Mais ces unités d'habitation ont du mal à convaincre les ménages populaires destinés à les occuper. À Marseille, Après avoir tenté, pendant la guerre, de vendre ses idées au gouvernement de Vichy, il se rapproche à la Libération du parti communiste qui a le vent en poupe.

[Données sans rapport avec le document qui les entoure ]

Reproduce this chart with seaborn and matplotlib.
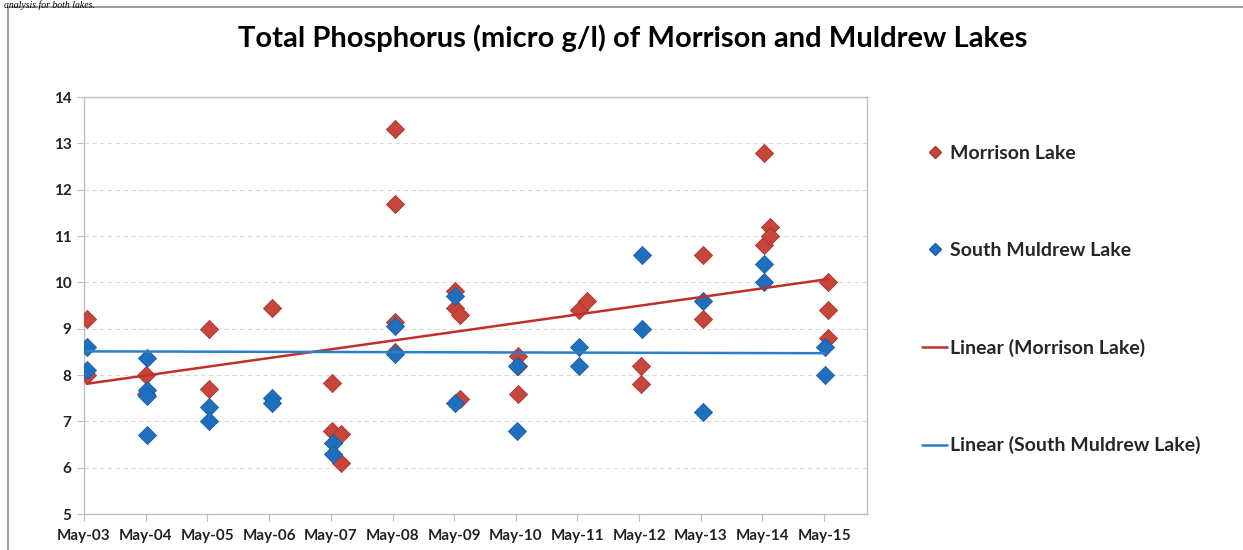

En 1947, il écrit à ses amis syndicalistes de la CGT : « Je fais chaque jour ma part dans la révolution machiniste..., mais il faut enseigner à vos gens la discipline nécessaire ».
Il n'aura guère de succès en définitive avec les gens ordinaires, rétifs à ladite discipline, et ses unités d'habitation vont demeurer des utopies propres à séduire quelques intellectuels et artistes.
L'architecte a plus de chance avec l'archevêque de Besançon qui lui confie en 1963 la reconstruction de la chapelle Notre-Dame du Haut, à Ronchamp (Haute-Saône). Le résultat est un édifice aux formes audacieuses conformes à l'exigence de spiritualité.
En Inde, dans les années 1950, Le Corbusier conçoit la nouvelle capitale de l'État du Pendjab, Chandigarh.
Plus soucieux de diffuser ses idées que de les mettre en pratique, Le Corbusier cultive l'amitié des artistes comme du ministre des Affaires culturelles André Malraux. Victime d'une crise cardiaque, le 27 août 1965, pendant son bain de mer en contrebas de son cabanon estival, à Roquebrune-Cap-Martin, il bénéficie de funérailles quasi-nationales.
Par la suite, en France, dans les années 70, Émile Aillaud, l'un des disciples de Le Corbusier, construit le grand ensemble de Grigny La Grande Borne cependant que Georges Candilis, un autre disciple, construit à Toulouse un quartier d'avant-garde :Le Mirail, sous l'impulsion du maire Pierre Baudis. Ces réalisations prestigieuses doivent selon leurs créateurs régénérer les liens sociaux et établir une nouvelle citoyenneté.
La suite en décidera autrement. Comme la plupart des ensembles hérités de Le Corbusier, Le Mirail et La Grande Borne sont devenus des concentrés de tous les maux urbains (chômage, déculturation, immigration). Elles souffrent de la dégradation des grands ensembles érigés dans les « Trente Glorieuses » et témoignent de l'impuissance de l'architecte face aux réalités humaines et sociales.